G.R. No. 170589 April 16, 2009
Petitioner was charged with the offense of illegal possession of premium hardwood lumber in violation of Section 68 of the Forestry Code. That on or about the 17th day of June 1992, Revaldo, with intent of gain, did then and there willfully, unlawfully and feloniously possess 96.14 board ft. of flat lumber with a total value of P1,730.52, Philippine Currency, without any legal document as required under existing forest laws and regulations from proper government authorities, to the damage and prejudice of the government. Upon arraignment, petitioner, assisted by counsel, pleaded not guilty. Trial ensued. The RTC rendered judgment on 1997 convicting petitioner of the offense charged, he appealed and the Court of Appeals ruled that motive or intention is immaterial for the reason that mere possession of the lumber without the legal documents gives rise to criminal liability. Hence, this petition for certiorari. Petitioner contends that the warrantless search and seizure conducted by the police officers was illegal and thus the items seized should not have been admitted in evidence against him. Petitioner argues that the police officers were not armed with a search warrant when they went to his house to verify the report that petitioner had in his possession lumber without the corresponding license
Whether or not the evidence obtained without a search warrant is admissible in court
When the police officers arrived at the house of petitioner, the lumber was lying around the vicinity of petitioner’s house. The lumber was in plain view.
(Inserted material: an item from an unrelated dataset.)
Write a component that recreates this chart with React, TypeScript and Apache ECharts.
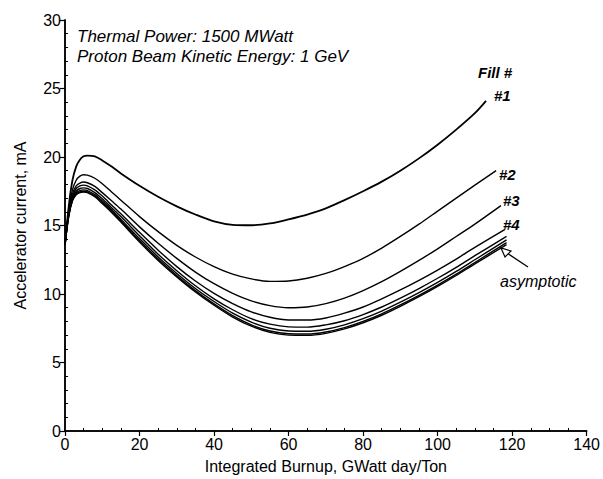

Under the plain view doctrine, objects falling in “plain view” of an officer who has a right to be in the position to have that view are subject to seizure and may be presented as evidence. When asked whether he had the necessary permit to possess the lumber, petitioner failed to produce one. Petitioner merely replied that the lumber in his possession was intended for the repair of his house and for his furniture shop. There was thus probable cause for the police officers to confiscate the lumber. There was, therefore, no necessity for a search warrant. Petitioner was in possession of the lumber without the necessary documents when the police officers accosted him. In open court, petitioner categorically admitted the possession and ownership of the confiscated lumber as well as the fact that he did not have any legal documents therefor and that he merely intended to use the lumber for the repair of his dilapidated house. Mere possession of forest products without the proper documentation consummates the crime. Dura lex sed lex. The law may be harsh but that is the law. Therefore, the appealed decision convicting petitioner for violation of Section 68 (now Section 77) of the Forestry Code is affirmed.